Feb, 28, 2013
Center for Market Research holds first symposium
Students campus forum encourages students to get involved in market search
By Brittney Schmies
On Feb. 21 the Center for Marketing Research, in the Monte Ahuja College of Business, kicked off its inaugural series of panel discussions with industry leaders on marketing research.
The panel discussion included the insights and advice from four expert market researchers who are senior executives in major corporations. Around 150 students, faculty and community members registered to attend the event and learn from the industry insiders.
The Center for Marketing Research is fairly new to Cleveland State. It opened up in December 2012, explained Dr. Ashutosh Dixit, interim chair and associate professor of Department of Marketing. The center aims to become a leader in providing marketing research services to Northeast Ohio companies, hospitals and government agencies.
“We didn’t have any [similar] centers at CSU,” Dixit said, “Akron has a sale and retail center, so marketing research can be our niche.”
The center currently employs five students with the hope to grow to 20 students in the next three to four years by sparking interests of the students and community through the panel discussions and projects currently being worked on.
The goal is to engage students in marketing research, consultancy and generate more excitement while also educating the community and gaining more industry interaction in order to help the industry, Dixit said.
By putting on these panel series, Dixit hopes to build relationships and network with small, medium and even sometimes large industries in the region, in which the students will be able to have the hands-on experience needed to really understand marketing research.
At the panel the industry experts focused on a range of issues from understanding their consumers to developing and trying new things. Several questions were posed by the moderators, Dixit and doctoral student Mike Wachter, and while each insider had their own specific thoughts and examples, they all agreed on the basic functions and ideas of market research today.
Defining the role of marketing research, according to the insiders, came down to knowing and understanding the consumers, competitors and supply chains.
Jill Boyce, vice president of market research of the JM Smucker Company, explained that different organizations structure and handle market research differently, but identified market research is something that plays out into all aspects of a business.
Because of this encompassing aspect of market research it is important to understand that the research is more than just collecting and analyzing data. It is knowing how to use this data to help make informed decisions and how to interpret the data to understand what consumers want and need.
Recently the field of market research is seeing a shift in the direction of customer insight, Rob Sapinkopf, consumer insights manager for Hot Pockets at Nestle Prepared Foods, explained to the crowd. Industries are focusing on understanding why consumers do what they do.
“We [market research] are getting a seat at the table, we’re viewed as an equal partner and in some ways,”he said “the way we liked to be considered is that we are a business partner who’s knowledgeable about the business in the category.

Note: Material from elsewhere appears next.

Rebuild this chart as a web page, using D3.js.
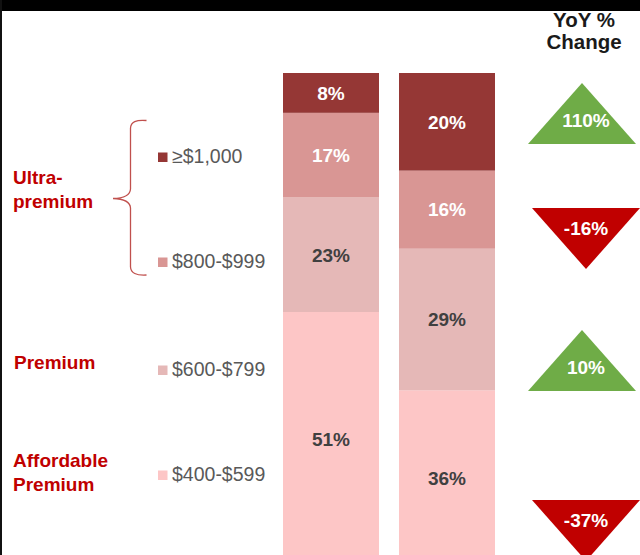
<!DOCTYPE html>
<html>
<head>
<meta charset="utf-8">
<script src="https://cdn.jsdelivr.net/npm/d3@7"></script>
<style>
  html, body { margin: 0; padding: 0; background: #fff; }
  svg { display: block; font-family: "Liberation Sans", Arial, sans-serif; }
</style>
</head>
<body>
<svg id="chart" width="640" height="555"></svg>
<script>
// ---- data ----
const periods = ["Prior year", "Current year"];
const tiers = ["≥$1,000", "$800-$999", "$600-$799", "$400-$599"];
const sharePrior = [8, 17, 23, 51];
const shareCurrent = [20, 16, 29, 36];
const yoyChange = [110, -16, 10, -37];
const groupLabels = [["Ultra-", "premium"], ["Premium"], ["Affordable", "Premium"]];
const headerLines = ["YoY %", "Change"];

// ---- styles ----
const tierColors = ["#953735", "#d99694", "#e5b8b7", "#fdc6c6"];
const labelColors = ["#ffffff", "#ffffff", "#404040", "#404040"];
const upColor = "#6fac47", downColor = "#c00000", groupColor = "#c00000";

const svg = d3.select("#chart");

// rows for stacking
const rows = periods.map((p, i) => {
  const r = { period: p };
  tiers.forEach((t, j) => r[t] = (i === 0 ? sharePrior : shareCurrent)[j]);
  return r;
});
const stackKeys = tiers.slice().reverse(); // bottom first
const series = d3.stack().keys(stackKeys).offset(d3.stackOffsetExpand)(rows);

const x = d3.scaleBand().domain(periods).range([283, 495]).paddingInner(0.1724).paddingOuter(0);
const y = d3.scaleLinear().domain([0, 1]).range([566, 73]);
const color = d3.scaleOrdinal().domain(tiers).range(tierColors);
const lblColor = d3.scaleOrdinal().domain(tiers).range(labelColors);

const g = svg.append("g");
series.forEach(s => {
  g.selectAll(null).data(s).join("rect")
    .attr("x", d => x(d.data.period))
    .attr("width", x.bandwidth())
    .attr("y", d => y(d[1]))
    .attr("height", d => y(d[0]) - y(d[1]))
    .attr("fill", color(s.key));
  g.selectAll(null).data(s).join("text")
    .attr("x", d => x(d.data.period) + x.bandwidth() / 2)
    .attr("y", d => (y(d[0]) + y(d[1])) / 2 + 6.8)
    .attr("text-anchor", "middle")
    .attr("font-size", 19)
    .attr("font-weight", "bold")
    .attr("fill", lblColor(s.key))
    .text(d => d.data[s.key] + "%");
});

// ---- legend ----
const legendBase = [163, 268, 376, 481];
const lg = svg.append("g");
tiers.forEach((t, i) => {
  lg.append("rect").attr("x", 158).attr("y", legendBase[i] - 10.5)
    .attr("width", 9.5).attr("height", 9.5).attr("fill", color(t));
  lg.append("text").attr("x", 172).attr("y", legendBase[i])
    .attr("font-size", 19.5).attr("fill", "#595959").text(t);
});

// ---- group labels ----
const groupPos = [{ x: 13, y: 184 }, { x: 14, y: 369 }, { x: 13, y: 467 }];
groupLabels.forEach((lines, i) => {
  lines.forEach((ln, k) => {
    svg.append("text").attr("x", groupPos[i].x).attr("y", groupPos[i].y + k * 23.5)
      .attr("font-size", 19).attr("font-weight", "bold").attr("fill", groupColor).text(ln);
  });
});

// brace
const bp = d3.path();
bp.moveTo(146.5, 120.5);
bp.quadraticCurveTo(131, 119, 130.5, 128);
bp.lineTo(130.5, 189);
bp.quadraticCurveTo(130, 198, 113, 198.5);
bp.quadraticCurveTo(130, 199, 130.5, 208);
bp.lineTo(130.5, 267);
bp.quadraticCurveTo(131, 276, 146.5, 275);
svg.append("path").attr("d", bp.toString()).attr("fill", "none")
  .attr("stroke", "#c0504d").attr("stroke-width", 1.3);

// ---- YoY triangles ----
const triTop = [83, 208, 330, 500];
const triW = 108, triH = 61;
const tg = svg.append("g");
yoyChange.forEach((v, i) => {
  const up = v >= 0;
  const cx = up ? 582 : 586;
  const top = triTop[i];
  const pts = up
    ? [[cx, top], [cx + triW / 2, top + triH], [cx - triW / 2, top + triH]]
    : [[cx - triW / 2, top], [cx + triW / 2, top], [cx, top + triH]];
  tg.append("path").attr("d", d3.line()(pts) + "Z").attr("fill", up ? upColor : downColor);
  tg.append("text").attr("x", 586).attr("y", up ? top + 44 : top + 27)
    .attr("text-anchor", "middle").attr("font-size", 19).attr("font-weight", "bold")
    .attr("fill", "#ffffff").text(v + "%");
});

// header
headerLines.forEach((ln, k) => {
  svg.append("text").attr("x", 584).attr("y", 27 + k * 22)
    .attr("text-anchor", "middle").attr("font-size", 20.5).attr("font-weight", "bold")
    .attr("fill", "#1a1a1a").text(ln);
});

// frame: top black band and left edge
svg.append("rect").attr("x", 0).attr("y", 0).attr("width", 640).attr("height", 11).attr("fill", "#000");
svg.append("rect").attr("x", 0).attr("y", 0).attr("width", 2).attr("height", 555).attr("fill", "#111");
</script>
</body>
</html>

It’s just that we have an expertise in market research.”
The importance of tracking studies and innovations within the field were also discussed by the industry insiders.
Tracking studies gives researchers a look at how consumers perceive brands. Combining that with other forms of data allows researchers to get a full picture of what’s going on, said Boyce.
In terms of customers and customer satisfaction, tracking studies are key to being successful in customer relations. Tracking customers allows a business to identify opportunities for improvements as well as the customers who keep coming back.
“Loyal customers are our bread and butter,” Rachel Siegle, marketing research consultant for Caterpillar Inc., said. “Without tracking studies, we have no clue what we need to be doing.
The panelists emphasized that technology and social media also play a big part in market research in today’s industries.
“Traditional methods are dying…they are slow and not always efficient and costly at times,” Siegle said.
Social listening is also becoming a new measure for the industry. Following what people are saying through social media sites is becoming increasingly helpful. It allows for things such as correlating brand mapping to what consumers are saying about a product as well as customer feedback.
“It’s one way to measure market effectiveness without influencing the customer,” Joseph Purnhagen, commercial marketing manager of Lubrizol, said.
The industry insiders spent just over an hour discussing the general insights and workings of market research and fielding questions from the audience. Drawing the discussion to an end, the insiders collectively offered this advice to students considering marketing research as a career option: have a strong business understanding in either business in marketing techniques, finance or accounting, be curious, be adaptable and be conscientious and think broadly about market research beyond the stereotype of people at the mall with clipboards harassing shoppers.